Handling Invalid and Useless Values
Invalid Values
Problem domain specifies what is valid:
# Example: Age must be positive
df = df[df['age'] > 0]
# Example: Percentage must be 0-100
df = df[(df['percentage'] >= 0) & (df['percentage'] <= 100)]
# Example: Date must be in past
from datetime import datetime
df = df[df['date'] <= datetime.now()]
Outliers
# Z-score method
from scipy import stats
z_scores = np.abs(stats.zscore(df['value']))
df_clean = df[z_scores < 3]
# IQR method
Q1 = df['value'].quantile(0.25)
Q3 = df['value'].quantile(0.75)
IQR = Q3 - Q1
df_clean = df[(df['value'] >= Q1 - 1.5*IQR) &
(df['value'] <= Q3 + 1.5*IQR)]
Useless Values
Tip: Keep them around - they may be useful later!
- Columns with single unique value
- Highly correlated features
- Irrelevant to problem domain
Data Processing Pipelines
Pipeline Stages
┌─────────────┐
│ Data Source │
└──────┬──────┘
│
┌──────▼──────┐
│ Extract │ (Get data from source)
└──────┬──────┘
│
┌──────▼──────┐
│ Transform │ (Clean, normalize, enrich)
└──────┬──────┘
│
┌──────▼──────┐
│ Load │ (Store in destination)
└──────┬──────┘
│
┌──────▼──────┐
│ Validate │ (Check quality)
└─────────────┘
Example Pipeline with Pandas
import pandas as pd
def data_pipeline(input_file, output_file):
# 1. Extract
df = pd.read_csv(input_file)
# 2. Transform
# Handle missing values
df['age'].fillna(df['age'].median(), inplace=True)
df['category'].fillna('Unknown', inplace=True)
# Remove duplicates
df = df.drop_duplicates(subset=['user_id'])
# Handle invalid values
df = df[df['age'] > 0]
df = df[df['age'] < 120]
# Normalize formats
df['email'] = df['email'].str.lower().str.strip()
df['phone'] = df['phone'].str.replace(r'\D', '', regex=True)
# 3. Load
df.to_csv(output_file, index=False)
# 4. Validate
print(f"Original rows: {len(pd.read_csv(input_file))}")
print(f"Cleaned rows: {len(df)}")
print(f"Missing values:\n{df.isnull().sum()}")
return df
# Run pipeline
clean_data = data_pipeline('raw_data.csv', 'clean_data.csv')

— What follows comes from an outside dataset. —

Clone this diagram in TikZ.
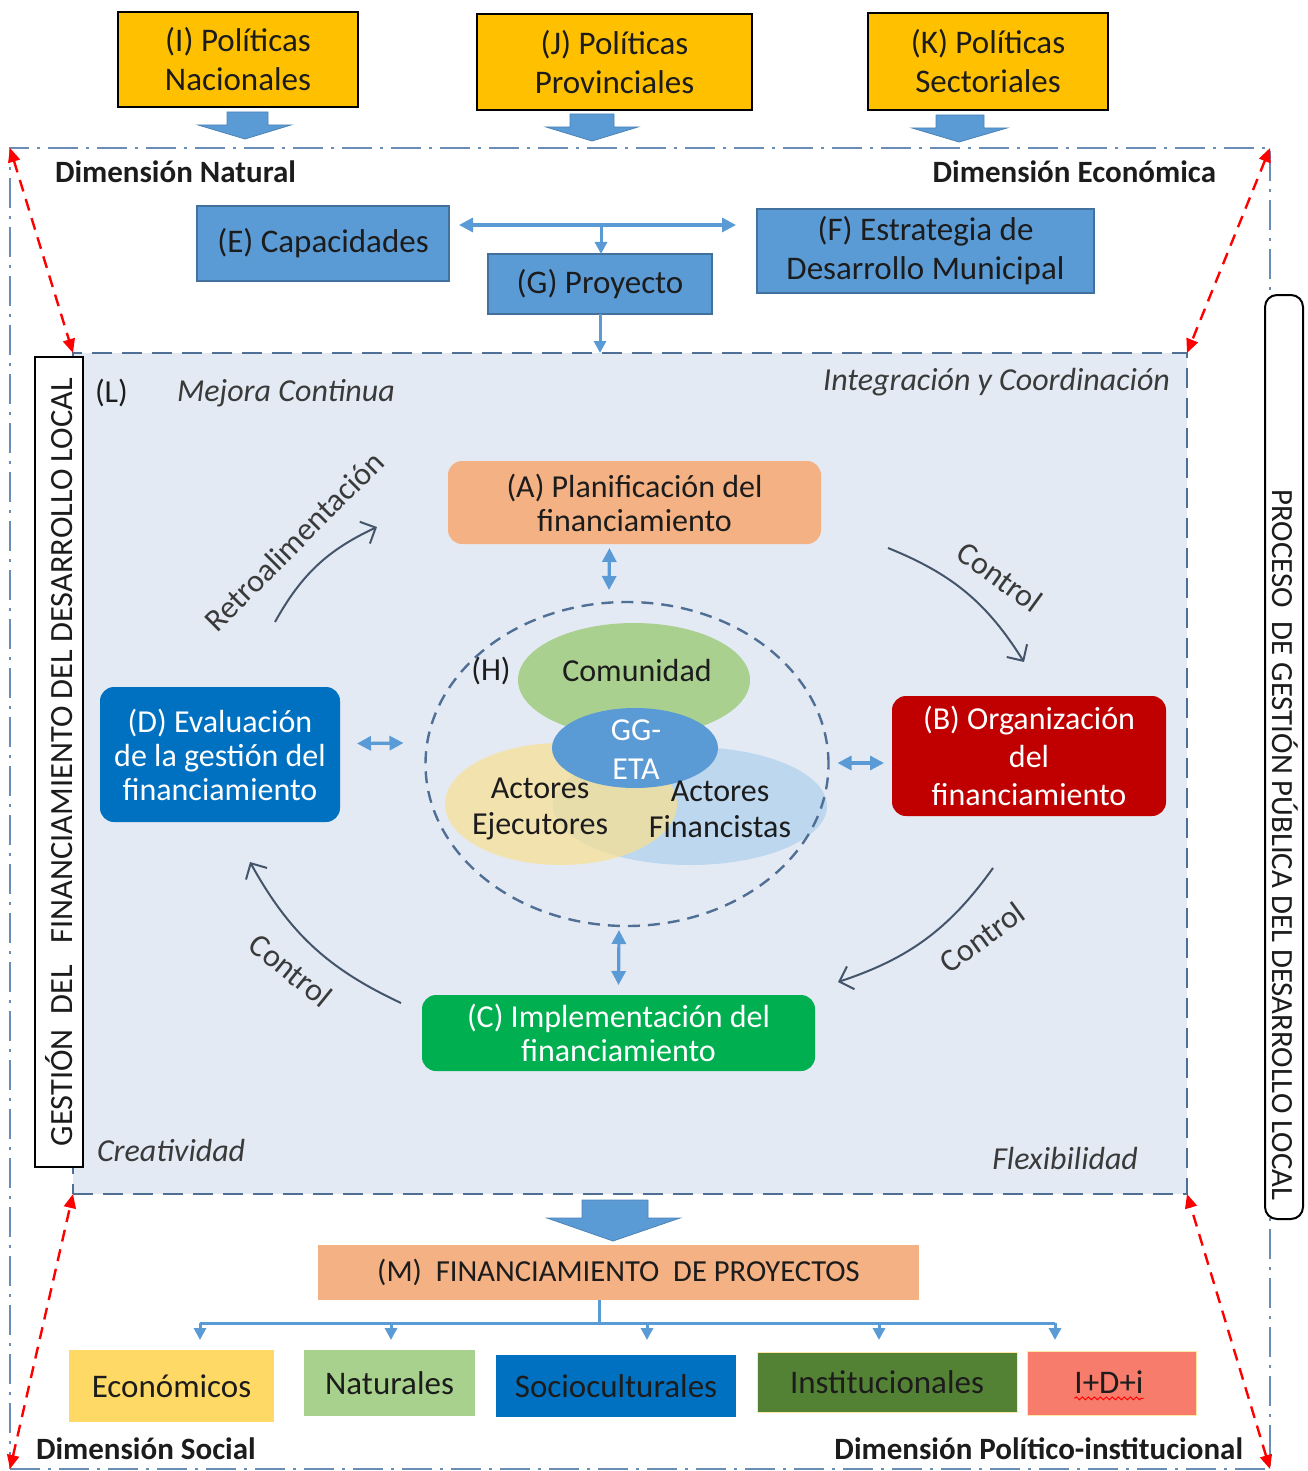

Loading Data into Processing Frameworks
Hadoop / Spark
# Copy to HDFS
hdfs dfs -copyFromLocal local_file.csv /data/input/
# Or use Spark
spark-submit --master yarn load_data.py
SQL Databases
import pandas as pd
from sqlalchemy import create_engine
# Create connection
engine = create_engine('postgresql://user:pass@localhost/db')
# Load data
df.to_sql('table_name', engine, if_exists='replace', index=False)
Cloud Storage
# AWS S3
import boto3
s3 = boto3.client('s3')
s3.upload_file('local_file.csv', 'bucket-name', 'data/file.csv')
# Google Cloud Storage
from google.cloud import storage
client = storage.Client()
bucket = client.bucket('bucket-name')
blob = bucket.blob('data/file.csv')
blob.upload_from_filename('local_file.csv')
Large Data Transfer
For very large datasets (> 1 PB):
- AWS Snowball: Physical device for bulk data transfer
- Azure Data Box: Microsoft’s physical transfer solution
- Google Transfer Appliance: Google’s hardware solution
Best Practices
1. Document Everything
# Keep track of transformations
cleaning_log = {
'missing_values_filled': ['age', 'salary'],
'duplicates_removed': 150,
'outliers_removed': 23,
'invalid_values_removed': 5
}
2. Validate at Each Step
def validate_data(df, stage):
print(f"\n=== Validation at {stage} ===")
print(f"Shape: {df.shape}")
print(f"Missing values:\n{df.isnull().sum()}")
print(f"Duplicates: {df.duplicated().sum()}")
print(f"Data types:\n{df.dtypes}")
3. Keep Original Data
# Never modify original
df_original = pd.read_csv('data.csv')
df_working = df_original.copy()
# Work on copy
df_working = clean_data(df_working)
4. Automate Repetitive Tasks
def clean_column(series, strategy='mean'):
"""Reusable cleaning function"""
if strategy == 'mean':
return series.fillna(series.mean())
elif strategy == 'median':
return series.fillna(series.median())
elif strategy == 'mode':
return series.fillna(series.mode()[0])
return series
Summary
Data sourcing and cleaning are critical steps in the data pipeline:
- Sourcing: Obtain data from refined datasets, APIs, or web scraping
- Licensing: Always check data usage rights
- Missing values: Drop, impute, or leave based on context
- Duplicates: Remove carefully, considering domain meaning
- Invalid values: Filter based on business rules
- Pipelines: Automate ETL processes
- Validation: Check quality at each step
Remember: Data scientists spend 60-80% of their time on data preparation - it’s worth doing well!